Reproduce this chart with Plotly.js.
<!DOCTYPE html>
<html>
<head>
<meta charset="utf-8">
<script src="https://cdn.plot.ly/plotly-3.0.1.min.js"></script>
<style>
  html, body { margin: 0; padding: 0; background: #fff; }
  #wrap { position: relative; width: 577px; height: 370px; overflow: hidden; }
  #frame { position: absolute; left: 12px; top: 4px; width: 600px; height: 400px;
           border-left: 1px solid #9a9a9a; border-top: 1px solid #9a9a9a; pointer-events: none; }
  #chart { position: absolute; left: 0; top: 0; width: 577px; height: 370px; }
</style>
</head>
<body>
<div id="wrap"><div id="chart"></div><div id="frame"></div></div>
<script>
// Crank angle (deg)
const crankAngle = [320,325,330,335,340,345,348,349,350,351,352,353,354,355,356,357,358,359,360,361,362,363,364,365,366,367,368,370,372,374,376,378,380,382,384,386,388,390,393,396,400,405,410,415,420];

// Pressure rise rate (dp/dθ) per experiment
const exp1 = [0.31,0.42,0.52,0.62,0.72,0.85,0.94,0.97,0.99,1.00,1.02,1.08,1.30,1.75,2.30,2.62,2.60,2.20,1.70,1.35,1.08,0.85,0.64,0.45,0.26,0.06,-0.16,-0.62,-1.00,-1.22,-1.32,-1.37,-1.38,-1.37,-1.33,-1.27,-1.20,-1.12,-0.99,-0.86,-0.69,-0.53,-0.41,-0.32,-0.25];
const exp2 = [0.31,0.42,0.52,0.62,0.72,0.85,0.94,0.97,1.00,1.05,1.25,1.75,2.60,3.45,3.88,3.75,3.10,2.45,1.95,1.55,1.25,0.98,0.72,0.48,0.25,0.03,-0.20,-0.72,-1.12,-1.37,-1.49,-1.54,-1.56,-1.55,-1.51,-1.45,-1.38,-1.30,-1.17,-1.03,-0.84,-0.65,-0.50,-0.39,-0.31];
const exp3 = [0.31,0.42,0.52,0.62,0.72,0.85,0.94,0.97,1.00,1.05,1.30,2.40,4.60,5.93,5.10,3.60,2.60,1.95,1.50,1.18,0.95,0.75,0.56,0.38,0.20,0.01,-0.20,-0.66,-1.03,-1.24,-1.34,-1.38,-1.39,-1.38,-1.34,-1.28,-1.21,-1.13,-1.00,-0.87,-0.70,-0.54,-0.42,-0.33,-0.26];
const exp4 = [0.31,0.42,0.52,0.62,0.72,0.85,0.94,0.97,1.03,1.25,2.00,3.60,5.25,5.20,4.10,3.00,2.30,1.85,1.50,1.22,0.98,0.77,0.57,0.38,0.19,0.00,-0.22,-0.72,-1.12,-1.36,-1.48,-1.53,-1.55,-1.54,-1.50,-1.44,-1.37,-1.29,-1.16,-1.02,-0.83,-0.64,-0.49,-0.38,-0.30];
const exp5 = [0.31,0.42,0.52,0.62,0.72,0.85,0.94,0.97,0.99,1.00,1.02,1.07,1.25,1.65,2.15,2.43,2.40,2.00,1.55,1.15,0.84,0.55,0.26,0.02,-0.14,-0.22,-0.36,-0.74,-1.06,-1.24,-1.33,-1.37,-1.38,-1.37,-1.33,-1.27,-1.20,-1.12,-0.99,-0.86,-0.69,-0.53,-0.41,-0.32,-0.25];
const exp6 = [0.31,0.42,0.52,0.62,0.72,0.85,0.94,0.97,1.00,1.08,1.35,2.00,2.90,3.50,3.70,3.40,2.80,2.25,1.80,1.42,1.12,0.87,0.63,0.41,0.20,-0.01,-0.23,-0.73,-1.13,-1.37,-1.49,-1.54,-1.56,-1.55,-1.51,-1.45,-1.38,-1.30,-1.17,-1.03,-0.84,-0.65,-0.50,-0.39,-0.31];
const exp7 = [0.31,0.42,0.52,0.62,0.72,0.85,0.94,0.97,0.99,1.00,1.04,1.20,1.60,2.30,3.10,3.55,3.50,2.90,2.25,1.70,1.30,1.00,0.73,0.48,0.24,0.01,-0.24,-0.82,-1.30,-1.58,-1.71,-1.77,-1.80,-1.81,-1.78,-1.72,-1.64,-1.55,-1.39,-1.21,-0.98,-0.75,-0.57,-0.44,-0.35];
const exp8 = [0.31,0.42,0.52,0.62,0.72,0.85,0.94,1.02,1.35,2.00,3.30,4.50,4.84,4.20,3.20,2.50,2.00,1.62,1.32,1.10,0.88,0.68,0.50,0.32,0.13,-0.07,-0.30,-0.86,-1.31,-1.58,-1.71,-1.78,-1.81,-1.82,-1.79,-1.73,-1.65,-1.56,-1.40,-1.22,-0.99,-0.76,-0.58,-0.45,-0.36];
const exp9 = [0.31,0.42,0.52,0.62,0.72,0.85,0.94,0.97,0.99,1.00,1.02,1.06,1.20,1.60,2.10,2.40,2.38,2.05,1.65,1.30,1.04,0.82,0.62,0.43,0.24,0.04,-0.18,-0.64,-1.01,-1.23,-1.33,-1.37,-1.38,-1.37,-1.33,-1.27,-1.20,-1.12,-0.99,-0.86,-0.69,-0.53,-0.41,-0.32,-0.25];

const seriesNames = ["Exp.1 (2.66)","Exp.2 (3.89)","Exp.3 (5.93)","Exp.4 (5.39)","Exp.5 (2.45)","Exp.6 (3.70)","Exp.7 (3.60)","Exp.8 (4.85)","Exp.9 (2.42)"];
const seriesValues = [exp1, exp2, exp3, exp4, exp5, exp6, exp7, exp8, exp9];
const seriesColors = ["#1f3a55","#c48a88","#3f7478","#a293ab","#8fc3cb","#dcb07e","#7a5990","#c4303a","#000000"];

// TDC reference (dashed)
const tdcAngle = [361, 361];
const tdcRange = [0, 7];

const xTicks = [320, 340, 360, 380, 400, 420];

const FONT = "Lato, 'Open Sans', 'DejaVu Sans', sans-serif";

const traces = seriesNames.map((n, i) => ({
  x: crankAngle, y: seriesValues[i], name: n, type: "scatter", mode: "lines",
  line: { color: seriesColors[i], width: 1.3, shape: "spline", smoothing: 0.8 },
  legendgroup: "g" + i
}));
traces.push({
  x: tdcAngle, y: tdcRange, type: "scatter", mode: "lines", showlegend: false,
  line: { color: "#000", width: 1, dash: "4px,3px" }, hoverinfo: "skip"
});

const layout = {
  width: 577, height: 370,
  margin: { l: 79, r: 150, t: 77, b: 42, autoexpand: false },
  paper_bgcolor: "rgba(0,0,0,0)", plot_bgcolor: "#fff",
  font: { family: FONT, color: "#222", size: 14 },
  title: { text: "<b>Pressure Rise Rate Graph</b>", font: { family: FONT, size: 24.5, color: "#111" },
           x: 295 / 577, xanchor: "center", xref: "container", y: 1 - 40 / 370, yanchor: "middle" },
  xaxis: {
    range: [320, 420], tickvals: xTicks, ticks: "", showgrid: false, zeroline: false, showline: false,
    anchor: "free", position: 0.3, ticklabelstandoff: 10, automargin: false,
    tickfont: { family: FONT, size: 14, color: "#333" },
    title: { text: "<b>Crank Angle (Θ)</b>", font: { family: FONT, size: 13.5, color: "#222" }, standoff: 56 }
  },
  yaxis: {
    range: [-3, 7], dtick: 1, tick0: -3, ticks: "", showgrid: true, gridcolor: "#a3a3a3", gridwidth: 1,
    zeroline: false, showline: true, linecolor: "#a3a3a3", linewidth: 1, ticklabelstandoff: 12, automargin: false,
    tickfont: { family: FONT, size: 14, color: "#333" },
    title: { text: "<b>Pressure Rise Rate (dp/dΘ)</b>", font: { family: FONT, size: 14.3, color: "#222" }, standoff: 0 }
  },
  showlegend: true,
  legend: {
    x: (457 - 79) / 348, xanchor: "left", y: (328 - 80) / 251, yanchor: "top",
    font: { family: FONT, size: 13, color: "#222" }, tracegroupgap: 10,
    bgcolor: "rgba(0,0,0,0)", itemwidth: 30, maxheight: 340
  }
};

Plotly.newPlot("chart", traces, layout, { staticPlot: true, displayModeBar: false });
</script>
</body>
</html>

# EXERCISE GOAL
Search the lines above for the string "chart", then show every one that has it.

# RIGHT ANSWER
Reproduce this chart with Plotly.js.
  #chart { position: absolute; left: 0; top: 0; width: 577px; height: 370px; }
<div id="wrap"><div id="chart"></div><div id="frame"></div></div>
Plotly.newPlot("chart", traces, layout, { staticPlot: true, displayModeBar: false });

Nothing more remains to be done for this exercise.